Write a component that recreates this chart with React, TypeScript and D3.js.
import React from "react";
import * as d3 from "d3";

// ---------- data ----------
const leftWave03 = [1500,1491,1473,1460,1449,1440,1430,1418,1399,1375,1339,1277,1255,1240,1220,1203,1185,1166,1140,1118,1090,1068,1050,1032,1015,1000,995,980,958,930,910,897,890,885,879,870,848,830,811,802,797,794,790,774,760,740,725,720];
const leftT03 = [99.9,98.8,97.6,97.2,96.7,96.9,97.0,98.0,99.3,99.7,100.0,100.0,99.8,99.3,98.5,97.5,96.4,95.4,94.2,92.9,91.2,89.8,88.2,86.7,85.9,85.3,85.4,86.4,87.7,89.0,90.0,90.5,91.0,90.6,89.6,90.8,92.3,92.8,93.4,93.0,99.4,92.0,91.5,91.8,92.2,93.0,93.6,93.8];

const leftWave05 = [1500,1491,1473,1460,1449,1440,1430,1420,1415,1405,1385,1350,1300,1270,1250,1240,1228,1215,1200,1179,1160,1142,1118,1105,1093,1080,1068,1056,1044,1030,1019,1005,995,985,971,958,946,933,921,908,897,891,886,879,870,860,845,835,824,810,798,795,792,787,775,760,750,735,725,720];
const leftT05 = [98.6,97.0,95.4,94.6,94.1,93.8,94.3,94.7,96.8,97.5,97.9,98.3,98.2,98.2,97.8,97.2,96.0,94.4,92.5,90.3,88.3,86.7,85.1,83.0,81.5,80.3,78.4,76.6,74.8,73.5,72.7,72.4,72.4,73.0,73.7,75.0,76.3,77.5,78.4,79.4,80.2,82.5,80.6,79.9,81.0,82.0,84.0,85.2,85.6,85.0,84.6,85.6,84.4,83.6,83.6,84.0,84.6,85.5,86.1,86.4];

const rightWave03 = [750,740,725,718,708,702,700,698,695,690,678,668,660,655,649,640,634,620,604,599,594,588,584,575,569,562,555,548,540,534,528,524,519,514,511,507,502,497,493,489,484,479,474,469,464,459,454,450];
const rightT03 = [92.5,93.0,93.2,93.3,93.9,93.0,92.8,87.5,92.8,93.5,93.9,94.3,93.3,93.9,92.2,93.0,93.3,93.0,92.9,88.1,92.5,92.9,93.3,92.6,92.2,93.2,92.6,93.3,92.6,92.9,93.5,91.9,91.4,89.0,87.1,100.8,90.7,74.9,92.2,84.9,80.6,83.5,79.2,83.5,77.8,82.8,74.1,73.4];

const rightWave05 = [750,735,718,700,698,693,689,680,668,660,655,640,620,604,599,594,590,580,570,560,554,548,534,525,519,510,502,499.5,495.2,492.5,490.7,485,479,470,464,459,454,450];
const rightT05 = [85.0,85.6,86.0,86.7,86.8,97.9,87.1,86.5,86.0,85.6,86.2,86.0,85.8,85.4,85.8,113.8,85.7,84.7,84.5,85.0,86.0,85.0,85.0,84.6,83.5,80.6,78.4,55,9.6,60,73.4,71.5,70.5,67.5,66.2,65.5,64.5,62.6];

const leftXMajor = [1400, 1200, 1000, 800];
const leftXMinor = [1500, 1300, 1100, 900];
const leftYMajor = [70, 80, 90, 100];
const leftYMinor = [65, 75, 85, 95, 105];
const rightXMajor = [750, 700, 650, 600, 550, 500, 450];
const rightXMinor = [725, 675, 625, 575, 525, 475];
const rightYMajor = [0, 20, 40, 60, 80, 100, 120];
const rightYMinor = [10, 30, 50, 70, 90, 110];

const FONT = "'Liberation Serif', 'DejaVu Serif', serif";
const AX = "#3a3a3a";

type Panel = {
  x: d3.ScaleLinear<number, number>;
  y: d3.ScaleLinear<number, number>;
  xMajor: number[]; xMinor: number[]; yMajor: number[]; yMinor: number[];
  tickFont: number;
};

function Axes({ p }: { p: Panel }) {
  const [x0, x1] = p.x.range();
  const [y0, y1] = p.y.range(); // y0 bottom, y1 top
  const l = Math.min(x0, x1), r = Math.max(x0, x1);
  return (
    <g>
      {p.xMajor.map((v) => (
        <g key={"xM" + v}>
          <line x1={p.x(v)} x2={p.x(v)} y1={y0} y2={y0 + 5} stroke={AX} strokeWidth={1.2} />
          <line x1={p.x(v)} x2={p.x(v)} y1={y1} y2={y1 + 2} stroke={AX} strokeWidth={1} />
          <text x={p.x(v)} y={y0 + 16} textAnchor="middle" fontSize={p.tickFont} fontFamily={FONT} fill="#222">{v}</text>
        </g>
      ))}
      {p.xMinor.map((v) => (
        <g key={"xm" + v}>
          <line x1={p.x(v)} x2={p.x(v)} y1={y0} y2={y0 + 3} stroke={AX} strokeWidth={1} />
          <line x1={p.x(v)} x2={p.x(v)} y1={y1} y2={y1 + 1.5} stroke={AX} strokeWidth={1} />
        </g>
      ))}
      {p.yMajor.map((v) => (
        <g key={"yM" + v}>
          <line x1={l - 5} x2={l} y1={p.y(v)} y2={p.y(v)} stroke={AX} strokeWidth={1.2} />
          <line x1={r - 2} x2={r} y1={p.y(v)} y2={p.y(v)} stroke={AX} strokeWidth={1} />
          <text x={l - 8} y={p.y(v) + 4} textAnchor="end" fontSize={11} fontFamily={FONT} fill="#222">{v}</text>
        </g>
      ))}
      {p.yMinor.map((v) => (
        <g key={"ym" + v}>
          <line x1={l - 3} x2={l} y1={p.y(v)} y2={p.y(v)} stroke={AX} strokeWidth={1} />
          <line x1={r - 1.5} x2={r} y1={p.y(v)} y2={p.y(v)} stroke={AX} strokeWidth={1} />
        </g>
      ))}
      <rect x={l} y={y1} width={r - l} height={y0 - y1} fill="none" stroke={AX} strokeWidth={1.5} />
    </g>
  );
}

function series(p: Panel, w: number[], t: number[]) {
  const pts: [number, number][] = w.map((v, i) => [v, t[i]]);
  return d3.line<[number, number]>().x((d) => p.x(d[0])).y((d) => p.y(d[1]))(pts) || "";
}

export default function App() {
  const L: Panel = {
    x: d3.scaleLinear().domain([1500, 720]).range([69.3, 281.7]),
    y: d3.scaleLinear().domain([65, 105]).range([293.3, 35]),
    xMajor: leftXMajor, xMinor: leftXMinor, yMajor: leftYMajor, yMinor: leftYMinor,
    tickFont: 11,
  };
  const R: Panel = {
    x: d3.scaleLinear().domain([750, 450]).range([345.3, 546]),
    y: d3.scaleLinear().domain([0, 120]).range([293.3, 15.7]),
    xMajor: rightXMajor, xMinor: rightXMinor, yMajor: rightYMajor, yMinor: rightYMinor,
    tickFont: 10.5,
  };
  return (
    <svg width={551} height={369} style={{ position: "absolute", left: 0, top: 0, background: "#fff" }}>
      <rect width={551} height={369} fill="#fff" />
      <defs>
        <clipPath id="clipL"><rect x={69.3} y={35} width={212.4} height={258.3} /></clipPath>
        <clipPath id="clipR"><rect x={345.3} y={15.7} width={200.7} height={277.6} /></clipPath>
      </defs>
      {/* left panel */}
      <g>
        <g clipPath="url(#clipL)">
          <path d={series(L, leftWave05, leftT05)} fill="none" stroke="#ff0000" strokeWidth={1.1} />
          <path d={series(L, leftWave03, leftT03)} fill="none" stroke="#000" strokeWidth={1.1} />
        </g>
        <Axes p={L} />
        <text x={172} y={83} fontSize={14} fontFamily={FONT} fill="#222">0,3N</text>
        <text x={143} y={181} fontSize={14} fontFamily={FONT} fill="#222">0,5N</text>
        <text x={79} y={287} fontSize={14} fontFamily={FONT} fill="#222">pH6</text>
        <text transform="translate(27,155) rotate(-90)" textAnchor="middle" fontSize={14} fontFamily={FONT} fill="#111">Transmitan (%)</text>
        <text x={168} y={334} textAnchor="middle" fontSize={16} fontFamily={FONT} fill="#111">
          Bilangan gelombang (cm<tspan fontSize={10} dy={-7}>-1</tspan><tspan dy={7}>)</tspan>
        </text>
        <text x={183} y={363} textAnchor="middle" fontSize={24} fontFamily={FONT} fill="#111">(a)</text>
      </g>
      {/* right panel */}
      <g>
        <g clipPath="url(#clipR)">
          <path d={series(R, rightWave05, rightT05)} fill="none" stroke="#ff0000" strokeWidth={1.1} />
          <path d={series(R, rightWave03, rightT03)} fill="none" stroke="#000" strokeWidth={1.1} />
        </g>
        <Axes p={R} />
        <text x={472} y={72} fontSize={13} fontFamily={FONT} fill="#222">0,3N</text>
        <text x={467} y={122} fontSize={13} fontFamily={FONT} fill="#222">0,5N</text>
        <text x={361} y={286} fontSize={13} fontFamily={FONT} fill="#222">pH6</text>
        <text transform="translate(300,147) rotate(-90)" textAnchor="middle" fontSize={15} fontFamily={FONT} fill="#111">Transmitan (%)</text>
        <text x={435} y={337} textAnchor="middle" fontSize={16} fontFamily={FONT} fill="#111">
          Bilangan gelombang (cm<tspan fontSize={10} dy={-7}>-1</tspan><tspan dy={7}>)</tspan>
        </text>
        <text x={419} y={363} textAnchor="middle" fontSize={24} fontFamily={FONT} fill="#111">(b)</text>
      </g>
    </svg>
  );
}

---

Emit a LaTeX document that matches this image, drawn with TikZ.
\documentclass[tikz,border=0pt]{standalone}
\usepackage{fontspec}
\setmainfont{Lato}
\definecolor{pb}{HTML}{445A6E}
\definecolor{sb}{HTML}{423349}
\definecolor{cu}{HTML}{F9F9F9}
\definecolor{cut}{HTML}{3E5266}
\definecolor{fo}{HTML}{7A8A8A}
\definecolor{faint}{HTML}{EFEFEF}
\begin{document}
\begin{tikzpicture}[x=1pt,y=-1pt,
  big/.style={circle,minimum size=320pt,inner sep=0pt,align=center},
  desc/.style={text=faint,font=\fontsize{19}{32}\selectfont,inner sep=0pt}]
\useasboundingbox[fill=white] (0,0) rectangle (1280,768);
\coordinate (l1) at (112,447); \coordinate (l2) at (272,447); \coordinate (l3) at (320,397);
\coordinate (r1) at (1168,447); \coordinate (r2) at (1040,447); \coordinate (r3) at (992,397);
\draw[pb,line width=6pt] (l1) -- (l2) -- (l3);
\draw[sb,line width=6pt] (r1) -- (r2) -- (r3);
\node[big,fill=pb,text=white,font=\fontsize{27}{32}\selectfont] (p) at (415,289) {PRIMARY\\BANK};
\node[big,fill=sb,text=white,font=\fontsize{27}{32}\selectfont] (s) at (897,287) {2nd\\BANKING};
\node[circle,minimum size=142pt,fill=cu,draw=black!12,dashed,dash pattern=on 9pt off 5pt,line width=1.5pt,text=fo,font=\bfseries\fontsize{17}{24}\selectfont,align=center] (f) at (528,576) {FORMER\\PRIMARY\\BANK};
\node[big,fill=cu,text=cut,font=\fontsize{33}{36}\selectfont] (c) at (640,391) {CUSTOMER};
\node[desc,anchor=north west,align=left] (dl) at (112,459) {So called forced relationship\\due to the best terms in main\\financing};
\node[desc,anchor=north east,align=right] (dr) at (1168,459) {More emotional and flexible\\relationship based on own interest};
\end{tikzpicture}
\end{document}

---

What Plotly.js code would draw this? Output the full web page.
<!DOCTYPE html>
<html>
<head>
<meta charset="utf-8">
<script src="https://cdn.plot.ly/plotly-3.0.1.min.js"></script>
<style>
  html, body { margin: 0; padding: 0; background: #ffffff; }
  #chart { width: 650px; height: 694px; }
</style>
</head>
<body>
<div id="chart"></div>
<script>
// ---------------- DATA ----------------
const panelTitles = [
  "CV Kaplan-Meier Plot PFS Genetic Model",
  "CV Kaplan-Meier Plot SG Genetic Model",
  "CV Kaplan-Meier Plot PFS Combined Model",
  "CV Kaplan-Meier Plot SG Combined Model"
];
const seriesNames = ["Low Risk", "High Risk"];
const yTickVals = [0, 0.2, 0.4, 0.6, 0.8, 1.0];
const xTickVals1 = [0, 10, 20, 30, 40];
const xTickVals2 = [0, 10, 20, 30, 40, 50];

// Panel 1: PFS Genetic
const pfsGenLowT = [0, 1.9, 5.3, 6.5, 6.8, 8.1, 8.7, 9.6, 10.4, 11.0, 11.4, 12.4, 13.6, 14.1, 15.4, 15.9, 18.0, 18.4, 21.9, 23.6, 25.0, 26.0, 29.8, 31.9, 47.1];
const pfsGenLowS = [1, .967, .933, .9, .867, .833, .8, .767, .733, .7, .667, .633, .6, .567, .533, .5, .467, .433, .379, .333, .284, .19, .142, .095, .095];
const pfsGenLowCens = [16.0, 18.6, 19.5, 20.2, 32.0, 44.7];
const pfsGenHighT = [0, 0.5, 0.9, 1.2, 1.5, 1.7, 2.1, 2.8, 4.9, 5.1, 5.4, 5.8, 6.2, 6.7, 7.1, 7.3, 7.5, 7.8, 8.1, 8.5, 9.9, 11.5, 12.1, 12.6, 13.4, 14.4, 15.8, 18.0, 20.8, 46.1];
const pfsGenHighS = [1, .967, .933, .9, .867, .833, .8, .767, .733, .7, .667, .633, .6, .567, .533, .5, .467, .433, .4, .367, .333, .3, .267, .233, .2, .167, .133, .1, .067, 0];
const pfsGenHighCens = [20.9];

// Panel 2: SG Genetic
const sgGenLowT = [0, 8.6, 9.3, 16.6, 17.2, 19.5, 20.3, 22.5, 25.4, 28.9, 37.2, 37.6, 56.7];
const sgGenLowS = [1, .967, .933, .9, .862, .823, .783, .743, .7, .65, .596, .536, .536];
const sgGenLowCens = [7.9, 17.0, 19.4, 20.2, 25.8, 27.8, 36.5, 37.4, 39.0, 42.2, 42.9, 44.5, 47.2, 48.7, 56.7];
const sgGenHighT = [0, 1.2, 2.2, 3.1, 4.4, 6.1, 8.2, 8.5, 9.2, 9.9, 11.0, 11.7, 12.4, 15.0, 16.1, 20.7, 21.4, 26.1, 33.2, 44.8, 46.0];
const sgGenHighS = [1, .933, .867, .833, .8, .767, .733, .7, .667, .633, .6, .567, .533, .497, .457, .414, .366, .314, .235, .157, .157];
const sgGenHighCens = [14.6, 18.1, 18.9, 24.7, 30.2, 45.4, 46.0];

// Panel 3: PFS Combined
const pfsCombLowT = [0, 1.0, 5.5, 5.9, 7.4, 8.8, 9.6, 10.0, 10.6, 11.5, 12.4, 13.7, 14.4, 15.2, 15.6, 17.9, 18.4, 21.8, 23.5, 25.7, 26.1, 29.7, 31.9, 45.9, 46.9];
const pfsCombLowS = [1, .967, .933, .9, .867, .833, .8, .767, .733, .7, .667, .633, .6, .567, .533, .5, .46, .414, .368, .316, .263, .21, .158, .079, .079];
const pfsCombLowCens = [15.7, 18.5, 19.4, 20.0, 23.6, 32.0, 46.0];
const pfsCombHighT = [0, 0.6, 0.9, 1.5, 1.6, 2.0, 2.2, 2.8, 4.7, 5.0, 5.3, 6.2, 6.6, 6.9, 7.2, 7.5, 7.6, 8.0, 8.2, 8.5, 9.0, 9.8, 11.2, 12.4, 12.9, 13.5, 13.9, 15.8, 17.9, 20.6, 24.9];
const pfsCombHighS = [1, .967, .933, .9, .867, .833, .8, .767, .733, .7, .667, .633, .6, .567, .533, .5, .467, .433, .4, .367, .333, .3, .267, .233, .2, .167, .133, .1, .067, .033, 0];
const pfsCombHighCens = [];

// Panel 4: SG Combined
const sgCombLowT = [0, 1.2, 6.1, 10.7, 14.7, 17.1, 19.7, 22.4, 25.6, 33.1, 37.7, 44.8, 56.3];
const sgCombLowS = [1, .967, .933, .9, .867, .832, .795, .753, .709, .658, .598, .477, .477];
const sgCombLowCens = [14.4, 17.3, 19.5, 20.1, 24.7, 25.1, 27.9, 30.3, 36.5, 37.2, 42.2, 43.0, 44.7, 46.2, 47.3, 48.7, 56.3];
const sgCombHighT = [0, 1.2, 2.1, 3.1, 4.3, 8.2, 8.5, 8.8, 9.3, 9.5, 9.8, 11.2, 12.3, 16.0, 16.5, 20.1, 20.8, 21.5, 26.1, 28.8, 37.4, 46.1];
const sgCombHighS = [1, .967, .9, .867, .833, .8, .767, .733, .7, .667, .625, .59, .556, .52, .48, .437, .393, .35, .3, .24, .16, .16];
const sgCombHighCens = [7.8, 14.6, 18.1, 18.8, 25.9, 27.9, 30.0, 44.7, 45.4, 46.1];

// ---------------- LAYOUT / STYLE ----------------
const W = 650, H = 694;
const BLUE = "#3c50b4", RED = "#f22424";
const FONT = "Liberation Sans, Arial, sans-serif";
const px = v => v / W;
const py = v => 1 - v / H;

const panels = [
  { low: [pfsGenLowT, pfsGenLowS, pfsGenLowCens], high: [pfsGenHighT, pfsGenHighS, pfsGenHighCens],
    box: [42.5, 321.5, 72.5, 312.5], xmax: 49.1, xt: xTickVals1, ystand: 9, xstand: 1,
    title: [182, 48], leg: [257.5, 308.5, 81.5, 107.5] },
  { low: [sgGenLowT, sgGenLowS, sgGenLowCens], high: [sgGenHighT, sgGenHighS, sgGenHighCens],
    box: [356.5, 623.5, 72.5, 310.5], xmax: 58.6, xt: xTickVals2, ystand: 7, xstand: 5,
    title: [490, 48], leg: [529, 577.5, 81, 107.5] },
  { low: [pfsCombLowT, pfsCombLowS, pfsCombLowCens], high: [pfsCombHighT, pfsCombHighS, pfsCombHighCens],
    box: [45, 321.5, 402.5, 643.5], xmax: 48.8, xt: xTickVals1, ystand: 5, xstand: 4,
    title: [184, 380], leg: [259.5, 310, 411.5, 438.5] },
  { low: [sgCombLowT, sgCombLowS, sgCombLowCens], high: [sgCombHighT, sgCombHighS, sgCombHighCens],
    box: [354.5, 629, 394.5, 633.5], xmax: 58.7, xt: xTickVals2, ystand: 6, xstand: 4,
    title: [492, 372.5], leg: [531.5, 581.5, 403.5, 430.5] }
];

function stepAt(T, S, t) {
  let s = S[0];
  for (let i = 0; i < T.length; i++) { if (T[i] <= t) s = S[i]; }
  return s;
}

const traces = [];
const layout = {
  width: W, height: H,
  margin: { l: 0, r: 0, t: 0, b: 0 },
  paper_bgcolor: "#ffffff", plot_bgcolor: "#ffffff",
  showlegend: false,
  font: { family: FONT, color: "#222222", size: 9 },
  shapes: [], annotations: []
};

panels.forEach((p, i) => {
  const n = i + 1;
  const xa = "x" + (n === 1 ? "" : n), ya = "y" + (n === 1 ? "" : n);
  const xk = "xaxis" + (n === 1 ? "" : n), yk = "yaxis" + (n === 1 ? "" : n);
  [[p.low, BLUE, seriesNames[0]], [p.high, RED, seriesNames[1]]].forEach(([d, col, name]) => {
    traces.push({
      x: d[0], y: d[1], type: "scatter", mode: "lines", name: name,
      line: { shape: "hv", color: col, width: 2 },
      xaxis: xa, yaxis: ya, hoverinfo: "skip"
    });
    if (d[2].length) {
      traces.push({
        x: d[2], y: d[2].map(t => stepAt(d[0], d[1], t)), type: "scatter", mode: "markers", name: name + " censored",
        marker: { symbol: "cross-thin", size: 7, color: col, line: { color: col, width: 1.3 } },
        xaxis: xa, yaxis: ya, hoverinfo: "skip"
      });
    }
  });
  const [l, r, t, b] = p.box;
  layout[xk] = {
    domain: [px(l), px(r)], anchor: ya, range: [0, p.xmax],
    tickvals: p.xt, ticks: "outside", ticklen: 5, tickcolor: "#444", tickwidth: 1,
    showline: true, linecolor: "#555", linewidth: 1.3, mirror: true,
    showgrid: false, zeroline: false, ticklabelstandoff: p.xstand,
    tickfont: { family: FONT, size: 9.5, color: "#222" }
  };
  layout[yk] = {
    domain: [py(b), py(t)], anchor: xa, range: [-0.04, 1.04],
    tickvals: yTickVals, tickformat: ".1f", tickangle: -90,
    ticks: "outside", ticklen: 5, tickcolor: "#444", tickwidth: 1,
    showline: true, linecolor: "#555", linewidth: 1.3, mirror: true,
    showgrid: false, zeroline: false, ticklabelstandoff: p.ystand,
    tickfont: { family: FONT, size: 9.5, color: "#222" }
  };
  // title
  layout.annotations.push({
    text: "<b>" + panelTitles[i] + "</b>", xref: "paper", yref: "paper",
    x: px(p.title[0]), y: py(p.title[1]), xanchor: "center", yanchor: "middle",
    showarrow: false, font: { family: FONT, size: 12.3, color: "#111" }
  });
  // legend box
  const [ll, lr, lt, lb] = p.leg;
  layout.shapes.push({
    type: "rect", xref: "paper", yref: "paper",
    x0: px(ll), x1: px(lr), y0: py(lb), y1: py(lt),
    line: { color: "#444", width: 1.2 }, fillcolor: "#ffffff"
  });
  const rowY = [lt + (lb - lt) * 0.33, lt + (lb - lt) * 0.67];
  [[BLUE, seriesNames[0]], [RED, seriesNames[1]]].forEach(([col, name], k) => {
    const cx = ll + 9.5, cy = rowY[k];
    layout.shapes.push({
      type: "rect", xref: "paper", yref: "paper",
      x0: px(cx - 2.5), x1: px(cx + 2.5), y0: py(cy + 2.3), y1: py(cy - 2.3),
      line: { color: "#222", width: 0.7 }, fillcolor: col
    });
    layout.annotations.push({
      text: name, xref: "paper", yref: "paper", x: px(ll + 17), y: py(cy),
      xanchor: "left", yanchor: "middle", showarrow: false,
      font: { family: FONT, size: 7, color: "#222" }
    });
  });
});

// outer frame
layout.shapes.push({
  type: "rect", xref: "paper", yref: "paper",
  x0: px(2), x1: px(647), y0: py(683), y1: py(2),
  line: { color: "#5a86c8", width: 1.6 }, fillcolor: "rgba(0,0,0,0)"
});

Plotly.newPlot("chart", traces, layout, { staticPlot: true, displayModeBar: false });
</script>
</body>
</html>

EXERCISE PROMPT »
Show the lines of the records that contain the word "with".

TASK ANSWER »
Write a component that recreates this chart with React, TypeScript and D3.js.
Emit a LaTeX document that matches this image, drawn with TikZ.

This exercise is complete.